## SHORT EXERCISE
Copy the lines below as they are; omit the images they contain.

== DATA EXCERPT ==

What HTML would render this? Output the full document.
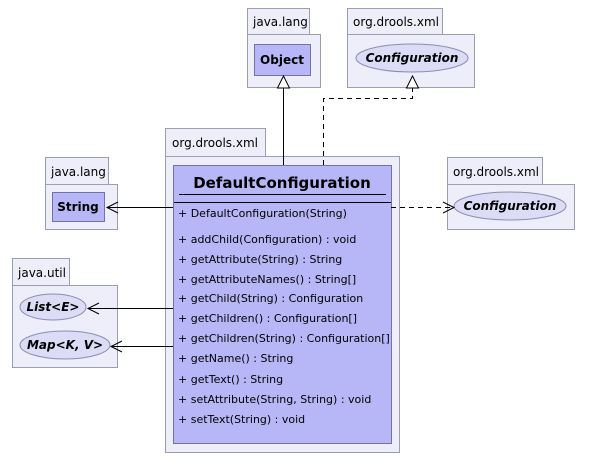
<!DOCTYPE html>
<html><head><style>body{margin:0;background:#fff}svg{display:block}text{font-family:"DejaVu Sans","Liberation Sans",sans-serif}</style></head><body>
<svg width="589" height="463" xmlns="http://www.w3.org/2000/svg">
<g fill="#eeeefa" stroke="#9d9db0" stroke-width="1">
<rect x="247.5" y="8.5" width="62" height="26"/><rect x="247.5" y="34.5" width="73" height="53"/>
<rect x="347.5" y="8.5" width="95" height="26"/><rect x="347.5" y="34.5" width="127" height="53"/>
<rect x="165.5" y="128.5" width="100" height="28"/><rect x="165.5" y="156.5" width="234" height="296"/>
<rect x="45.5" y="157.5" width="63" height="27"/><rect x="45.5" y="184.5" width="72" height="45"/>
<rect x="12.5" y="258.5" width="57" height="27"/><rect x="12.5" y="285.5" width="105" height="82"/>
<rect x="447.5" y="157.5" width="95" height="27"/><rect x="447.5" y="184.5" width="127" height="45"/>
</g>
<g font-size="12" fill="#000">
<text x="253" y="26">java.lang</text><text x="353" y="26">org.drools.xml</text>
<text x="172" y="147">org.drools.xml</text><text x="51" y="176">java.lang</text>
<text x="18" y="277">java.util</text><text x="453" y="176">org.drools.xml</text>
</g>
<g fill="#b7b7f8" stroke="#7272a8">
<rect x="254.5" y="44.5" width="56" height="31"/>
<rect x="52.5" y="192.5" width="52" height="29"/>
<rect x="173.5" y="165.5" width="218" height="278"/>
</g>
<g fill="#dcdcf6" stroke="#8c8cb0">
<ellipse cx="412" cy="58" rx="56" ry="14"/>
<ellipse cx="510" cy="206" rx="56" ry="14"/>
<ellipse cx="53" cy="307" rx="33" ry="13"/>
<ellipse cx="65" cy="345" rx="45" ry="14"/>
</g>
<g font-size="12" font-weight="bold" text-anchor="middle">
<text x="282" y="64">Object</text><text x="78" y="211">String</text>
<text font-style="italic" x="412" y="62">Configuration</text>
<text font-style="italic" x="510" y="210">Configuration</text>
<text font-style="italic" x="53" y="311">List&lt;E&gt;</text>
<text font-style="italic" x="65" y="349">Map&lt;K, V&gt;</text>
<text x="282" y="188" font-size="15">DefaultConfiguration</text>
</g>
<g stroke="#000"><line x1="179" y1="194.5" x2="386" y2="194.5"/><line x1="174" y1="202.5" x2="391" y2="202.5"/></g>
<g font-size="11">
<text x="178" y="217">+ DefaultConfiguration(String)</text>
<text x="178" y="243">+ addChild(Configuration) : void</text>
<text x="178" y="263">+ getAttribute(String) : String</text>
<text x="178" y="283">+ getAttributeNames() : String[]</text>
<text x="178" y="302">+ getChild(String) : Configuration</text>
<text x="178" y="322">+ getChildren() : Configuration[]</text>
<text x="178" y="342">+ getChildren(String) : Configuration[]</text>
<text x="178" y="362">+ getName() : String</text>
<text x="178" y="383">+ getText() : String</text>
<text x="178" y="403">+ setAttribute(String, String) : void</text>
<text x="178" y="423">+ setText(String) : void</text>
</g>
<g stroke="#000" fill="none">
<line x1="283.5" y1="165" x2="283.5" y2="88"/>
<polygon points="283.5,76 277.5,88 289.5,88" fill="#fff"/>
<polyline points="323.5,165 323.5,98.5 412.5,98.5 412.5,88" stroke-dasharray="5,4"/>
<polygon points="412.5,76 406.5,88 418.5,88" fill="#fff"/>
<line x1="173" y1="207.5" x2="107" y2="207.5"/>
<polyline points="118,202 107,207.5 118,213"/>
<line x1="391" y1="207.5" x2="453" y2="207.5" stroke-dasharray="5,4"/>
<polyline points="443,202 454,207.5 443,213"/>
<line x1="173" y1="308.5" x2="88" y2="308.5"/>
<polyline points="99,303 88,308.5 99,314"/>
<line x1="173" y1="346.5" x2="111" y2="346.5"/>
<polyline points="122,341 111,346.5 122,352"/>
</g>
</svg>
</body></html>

===

## ANSWER TO THIS PROBLEM
What HTML would render this? Output the full document.
<!DOCTYPE html>
<html><head><style>body{margin:0;background:#fff}svg{display:block}text{font-family:"DejaVu Sans","Liberation Sans",sans-serif}</style></head><body>
<svg width="589" height="463" xmlns="http://www.w3.org/2000/svg">
<g fill="#eeeefa" stroke="#9d9db0" stroke-width="1">
<rect x="247.5" y="8.5" width="62" height="26"/><rect x="247.5" y="34.5" width="73" height="53"/>
<rect x="347.5" y="8.5" width="95" height="26"/><rect x="347.5" y="34.5" width="127" height="53"/>
<rect x="165.5" y="128.5" width="100" height="28"/><rect x="165.5" y="156.5" width="234" height="296"/>
<rect x="45.5" y="157.5" width="63" height="27"/><rect x="45.5" y="184.5" width="72" height="45"/>
<rect x="12.5" y="258.5" width="57" height="27"/><rect x="12.5" y="285.5" width="105" height="82"/>
<rect x="447.5" y="157.5" width="95" height="27"/><rect x="447.5" y="184.5" width="127" height="45"/>
</g>
<g font-size="12" fill="#000">
<text x="253" y="26">java.lang</text><text x="353" y="26">org.drools.xml</text>
<text x="172" y="147">org.drools.xml</text><text x="51" y="176">java.lang</text>
<text x="18" y="277">java.util</text><text x="453" y="176">org.drools.xml</text>
</g>
<g fill="#b7b7f8" stroke="#7272a8">
<rect x="254.5" y="44.5" width="56" height="31"/>
<rect x="52.5" y="192.5" width="52" height="29"/>
<rect x="173.5" y="165.5" width="218" height="278"/>
</g>
<g fill="#dcdcf6" stroke="#8c8cb0">
<ellipse cx="412" cy="58" rx="56" ry="14"/>
<ellipse cx="510" cy="206" rx="56" ry="14"/>
<ellipse cx="53" cy="307" rx="33" ry="13"/>
<ellipse cx="65" cy="345" rx="45" ry="14"/>
</g>
<g font-size="12" font-weight="bold" text-anchor="middle">
<text x="282" y="64">Object</text><text x="78" y="211">String</text>
<text font-style="italic" x="412" y="62">Configuration</text>
<text font-style="italic" x="510" y="210">Configuration</text>
<text font-style="italic" x="53" y="311">List&lt;E&gt;</text>
<text font-style="italic" x="65" y="349">Map&lt;K, V&gt;</text>
<text x="282" y="188" font-size="15">DefaultConfiguration</text>
</g>
<g stroke="#000"><line x1="179" y1="194.5" x2="386" y2="194.5"/><line x1="174" y1="202.5" x2="391" y2="202.5"/></g>
<g font-size="11">
<text x="178" y="217">+ DefaultConfiguration(String)</text>
<text x="178" y="243">+ addChild(Configuration) : void</text>
<text x="178" y="263">+ getAttribute(String) : String</text>
<text x="178" y="283">+ getAttributeNames() : String[]</text>
<text x="178" y="302">+ getChild(String) : Configuration</text>
<text x="178" y="322">+ getChildren() : Configuration[]</text>
<text x="178" y="342">+ getChildren(String) : Configuration[]</text>
<text x="178" y="362">+ getName() : String</text>
<text x="178" y="383">+ getText() : String</text>
<text x="178" y="403">+ setAttribute(String, String) : void</text>
<text x="178" y="423">+ setText(String) : void</text>
</g>
<g stroke="#000" fill="none">
<line x1="283.5" y1="165" x2="283.5" y2="88"/>
<polygon points="283.5,76 277.5,88 289.5,88" fill="#fff"/>
<polyline points="323.5,165 323.5,98.5 412.5,98.5 412.5,88" stroke-dasharray="5,4"/>
<polygon points="412.5,76 406.5,88 418.5,88" fill="#fff"/>
<line x1="173" y1="207.5" x2="107" y2="207.5"/>
<polyline points="118,202 107,207.5 118,213"/>
<line x1="391" y1="207.5" x2="453" y2="207.5" stroke-dasharray="5,4"/>
<polyline points="443,202 454,207.5 443,213"/>
<line x1="173" y1="308.5" x2="88" y2="308.5"/>
<polyline points="99,303 88,308.5 99,314"/>
<line x1="173" y1="346.5" x2="111" y2="346.5"/>
<polyline points="122,341 111,346.5 122,352"/>
</g>
</svg>
</body></html>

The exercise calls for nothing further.